In some schools the combination of subjects group themselves into definite courses, as in the Newton High School, which offers,—

The Classical Course.
The Scientific Course.
The General Course.
The Technical Course.
The Technology-College Course.
The Extra Technical Course.
The Fine Arts Course.
The Business Course.

Other schools, like the Indianapolis Manual Training School, permit the pupil, with the advice of the principal, to make his own combination of subjects. Whether prepared by the school or by the pupil, however, the courses lead to college, to normal schools, to advanced technical schools, or to some definite vocation. On one subject, progressive high schools are in absolute agreement,—the course of study must furnish both culture and technical training in a form which meets the needs of high school children.

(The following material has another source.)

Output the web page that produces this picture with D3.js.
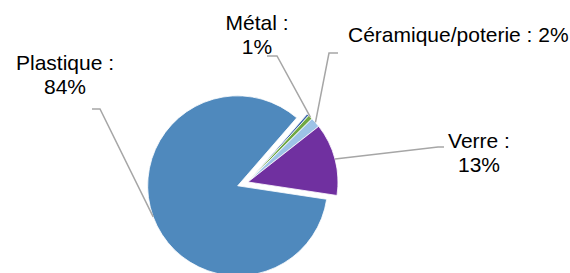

X From School to Shop and Back Again

The tendency toward vocational training finds its extreme expression in the so-called Industrial Co-operative Course in which boys and girls spend part of their time in school and part in the factory. Note this legal document. “The party of the second part agrees to place, as far as possible, the facilities of his establishment at the disposal of the School Committee for general educational purposes along industrial lines.” In these words, the individual manufacturers of Providence, Rhode Island, who are co-operating with the school board for the establishment of the industrial co-operative course in the Technical High School, place their mills and factories at the disposal of the school authorities. The plan instituted at the suggestion of the manufacturers themselves has won the approval of all parties during the two years of its operation.